[Problem to work on]: Repeat every line of the listing below exactly, minus the pictures.
┄┄┄┄┄┄┄┄┄┄
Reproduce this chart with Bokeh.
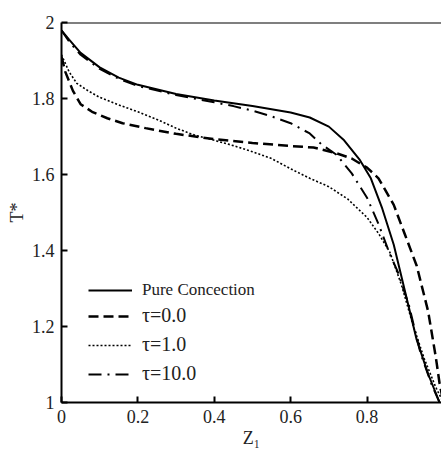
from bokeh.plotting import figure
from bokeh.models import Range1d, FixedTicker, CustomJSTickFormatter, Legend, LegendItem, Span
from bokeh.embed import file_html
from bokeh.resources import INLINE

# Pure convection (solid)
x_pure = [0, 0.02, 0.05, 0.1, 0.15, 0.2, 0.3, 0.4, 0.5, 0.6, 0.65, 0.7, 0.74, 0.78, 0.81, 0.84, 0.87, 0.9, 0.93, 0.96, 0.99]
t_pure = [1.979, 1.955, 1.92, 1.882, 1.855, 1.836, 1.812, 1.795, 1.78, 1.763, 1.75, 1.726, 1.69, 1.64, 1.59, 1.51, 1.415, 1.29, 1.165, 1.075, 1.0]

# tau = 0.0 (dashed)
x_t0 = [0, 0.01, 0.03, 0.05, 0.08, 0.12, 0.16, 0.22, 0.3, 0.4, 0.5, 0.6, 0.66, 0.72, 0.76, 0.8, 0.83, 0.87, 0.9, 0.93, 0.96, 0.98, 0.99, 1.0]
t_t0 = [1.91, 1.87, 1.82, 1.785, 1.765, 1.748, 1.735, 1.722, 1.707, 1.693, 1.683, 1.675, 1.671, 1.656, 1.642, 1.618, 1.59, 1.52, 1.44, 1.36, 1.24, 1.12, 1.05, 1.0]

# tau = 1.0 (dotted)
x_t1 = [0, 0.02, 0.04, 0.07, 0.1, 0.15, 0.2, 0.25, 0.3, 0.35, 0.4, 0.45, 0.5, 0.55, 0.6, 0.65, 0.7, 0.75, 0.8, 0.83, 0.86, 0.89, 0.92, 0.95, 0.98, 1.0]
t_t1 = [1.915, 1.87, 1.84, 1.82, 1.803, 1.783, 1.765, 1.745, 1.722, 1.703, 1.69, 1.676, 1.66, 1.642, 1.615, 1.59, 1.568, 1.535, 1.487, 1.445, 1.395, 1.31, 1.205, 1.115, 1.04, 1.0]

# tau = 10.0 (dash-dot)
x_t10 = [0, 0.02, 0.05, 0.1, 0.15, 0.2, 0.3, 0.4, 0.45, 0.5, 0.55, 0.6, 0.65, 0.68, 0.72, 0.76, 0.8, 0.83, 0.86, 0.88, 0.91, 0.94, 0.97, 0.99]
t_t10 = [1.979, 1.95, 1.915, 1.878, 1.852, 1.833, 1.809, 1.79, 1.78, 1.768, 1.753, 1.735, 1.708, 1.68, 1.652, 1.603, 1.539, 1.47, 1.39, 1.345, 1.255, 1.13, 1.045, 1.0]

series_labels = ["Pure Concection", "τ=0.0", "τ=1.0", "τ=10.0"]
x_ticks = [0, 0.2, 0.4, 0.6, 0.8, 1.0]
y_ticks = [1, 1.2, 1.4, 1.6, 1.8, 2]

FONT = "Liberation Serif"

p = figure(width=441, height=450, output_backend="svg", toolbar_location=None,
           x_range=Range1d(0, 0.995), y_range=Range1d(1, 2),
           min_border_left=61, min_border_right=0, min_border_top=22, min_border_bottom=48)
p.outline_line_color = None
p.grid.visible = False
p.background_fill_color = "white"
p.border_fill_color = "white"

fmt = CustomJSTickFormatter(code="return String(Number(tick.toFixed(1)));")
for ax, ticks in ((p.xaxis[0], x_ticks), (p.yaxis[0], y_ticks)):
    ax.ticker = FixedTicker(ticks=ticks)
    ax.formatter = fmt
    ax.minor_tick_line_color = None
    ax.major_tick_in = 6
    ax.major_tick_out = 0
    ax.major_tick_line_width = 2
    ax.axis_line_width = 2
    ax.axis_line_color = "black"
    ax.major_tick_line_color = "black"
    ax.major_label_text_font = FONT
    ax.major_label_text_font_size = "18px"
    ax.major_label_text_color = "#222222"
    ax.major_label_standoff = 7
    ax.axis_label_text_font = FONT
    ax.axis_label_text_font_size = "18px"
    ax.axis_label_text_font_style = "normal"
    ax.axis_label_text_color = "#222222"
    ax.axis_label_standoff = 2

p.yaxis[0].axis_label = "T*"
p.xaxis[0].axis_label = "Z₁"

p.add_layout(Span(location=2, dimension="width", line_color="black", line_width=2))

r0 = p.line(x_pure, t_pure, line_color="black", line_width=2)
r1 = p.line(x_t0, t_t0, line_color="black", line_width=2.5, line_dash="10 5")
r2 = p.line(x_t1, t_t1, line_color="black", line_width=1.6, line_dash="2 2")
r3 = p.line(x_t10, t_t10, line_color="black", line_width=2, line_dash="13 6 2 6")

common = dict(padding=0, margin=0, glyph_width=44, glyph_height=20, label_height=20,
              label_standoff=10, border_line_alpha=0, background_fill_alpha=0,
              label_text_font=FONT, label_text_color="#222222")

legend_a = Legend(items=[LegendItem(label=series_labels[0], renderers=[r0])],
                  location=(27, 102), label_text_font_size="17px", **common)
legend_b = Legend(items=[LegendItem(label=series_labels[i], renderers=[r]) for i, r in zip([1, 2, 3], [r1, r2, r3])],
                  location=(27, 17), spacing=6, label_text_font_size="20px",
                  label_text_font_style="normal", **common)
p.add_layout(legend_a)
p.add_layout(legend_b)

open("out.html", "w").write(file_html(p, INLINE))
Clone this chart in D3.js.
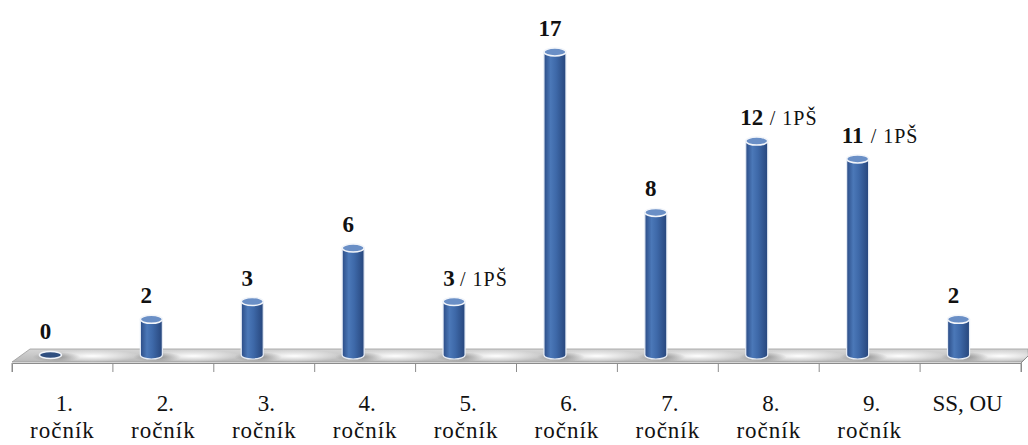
┄┄┄┄┄┄┄┄┄┄
[Response]:
Reproduce this chart with Bokeh.
from bokeh.plotting import figure
from bokeh.models import Range1d, FixedTicker, CustomJSTickFormatter, Legend, LegendItem, Span
from bokeh.embed import file_html
from bokeh.resources import INLINE

# Pure convection (solid)
x_pure = [0, 0.02, 0.05, 0.1, 0.15, 0.2, 0.3, 0.4, 0.5, 0.6, 0.65, 0.7, 0.74, 0.78, 0.81, 0.84, 0.87, 0.9, 0.93, 0.96, 0.99]
t_pure = [1.979, 1.955, 1.92, 1.882, 1.855, 1.836, 1.812, 1.795, 1.78, 1.763, 1.75, 1.726, 1.69, 1.64, 1.59, 1.51, 1.415, 1.29, 1.165, 1.075, 1.0]

# tau = 0.0 (dashed)
x_t0 = [0, 0.01, 0.03, 0.05, 0.08, 0.12, 0.16, 0.22, 0.3, 0.4, 0.5, 0.6, 0.66, 0.72, 0.76, 0.8, 0.83, 0.87, 0.9, 0.93, 0.96, 0.98, 0.99, 1.0]
t_t0 = [1.91, 1.87, 1.82, 1.785, 1.765, 1.748, 1.735, 1.722, 1.707, 1.693, 1.683, 1.675, 1.671, 1.656, 1.642, 1.618, 1.59, 1.52, 1.44, 1.36, 1.24, 1.12, 1.05, 1.0]

# tau = 1.0 (dotted)
x_t1 = [0, 0.02, 0.04, 0.07, 0.1, 0.15, 0.2, 0.25, 0.3, 0.35, 0.4, 0.45, 0.5, 0.55, 0.6, 0.65, 0.7, 0.75, 0.8, 0.83, 0.86, 0.89, 0.92, 0.95, 0.98, 1.0]
t_t1 = [1.915, 1.87, 1.84, 1.82, 1.803, 1.783, 1.765, 1.745, 1.722, 1.703, 1.69, 1.676, 1.66, 1.642, 1.615, 1.59, 1.568, 1.535, 1.487, 1.445, 1.395, 1.31, 1.205, 1.115, 1.04, 1.0]

# tau = 10.0 (dash-dot)
x_t10 = [0, 0.02, 0.05, 0.1, 0.15, 0.2, 0.3, 0.4, 0.45, 0.5, 0.55, 0.6, 0.65, 0.68, 0.72, 0.76, 0.8, 0.83, 0.86, 0.88, 0.91, 0.94, 0.97, 0.99]
t_t10 = [1.979, 1.95, 1.915, 1.878, 1.852, 1.833, 1.809, 1.79, 1.78, 1.768, 1.753, 1.735, 1.708, 1.68, 1.652, 1.603, 1.539, 1.47, 1.39, 1.345, 1.255, 1.13, 1.045, 1.0]

series_labels = ["Pure Concection", "τ=0.0", "τ=1.0", "τ=10.0"]
x_ticks = [0, 0.2, 0.4, 0.6, 0.8, 1.0]
y_ticks = [1, 1.2, 1.4, 1.6, 1.8, 2]

FONT = "Liberation Serif"

p = figure(width=441, height=450, output_backend="svg", toolbar_location=None,
           x_range=Range1d(0, 0.995), y_range=Range1d(1, 2),
           min_border_left=61, min_border_right=0, min_border_top=22, min_border_bottom=48)
p.outline_line_color = None
p.grid.visible = False
p.background_fill_color = "white"
p.border_fill_color = "white"

fmt = CustomJSTickFormatter(code="return String(Number(tick.toFixed(1)));")
for ax, ticks in ((p.xaxis[0], x_ticks), (p.yaxis[0], y_ticks)):
    ax.ticker = FixedTicker(ticks=ticks)
    ax.formatter = fmt
    ax.minor_tick_line_color = None
    ax.major_tick_in = 6
    ax.major_tick_out = 0
    ax.major_tick_line_width = 2
    ax.axis_line_width = 2
    ax.axis_line_color = "black"
    ax.major_tick_line_color = "black"
    ax.major_label_text_font = FONT
    ax.major_label_text_font_size = "18px"
    ax.major_label_text_color = "#222222"
    ax.major_label_standoff = 7
    ax.axis_label_text_font = FONT
    ax.axis_label_text_font_size = "18px"
    ax.axis_label_text_font_style = "normal"
    ax.axis_label_text_color = "#222222"
    ax.axis_label_standoff = 2

p.yaxis[0].axis_label = "T*"
p.xaxis[0].axis_label = "Z₁"

p.add_layout(Span(location=2, dimension="width", line_color="black", line_width=2))

r0 = p.line(x_pure, t_pure, line_color="black", line_width=2)
r1 = p.line(x_t0, t_t0, line_color="black", line_width=2.5, line_dash="10 5")
r2 = p.line(x_t1, t_t1, line_color="black", line_width=1.6, line_dash="2 2")
r3 = p.line(x_t10, t_t10, line_color="black", line_width=2, line_dash="13 6 2 6")

common = dict(padding=0, margin=0, glyph_width=44, glyph_height=20, label_height=20,
              label_standoff=10, border_line_alpha=0, background_fill_alpha=0,
              label_text_font=FONT, label_text_color="#222222")

legend_a = Legend(items=[LegendItem(label=series_labels[0], renderers=[r0])],
                  location=(27, 102), label_text_font_size="17px", **common)
legend_b = Legend(items=[LegendItem(label=series_labels[i], renderers=[r]) for i, r in zip([1, 2, 3], [r1, r2, r3])],
                  location=(27, 17), spacing=6, label_text_font_size="20px",
                  label_text_font_style="normal", **common)
p.add_layout(legend_a)
p.add_layout(legend_b)

open("out.html", "w").write(file_html(p, INLINE))
Clone this chart in D3.js.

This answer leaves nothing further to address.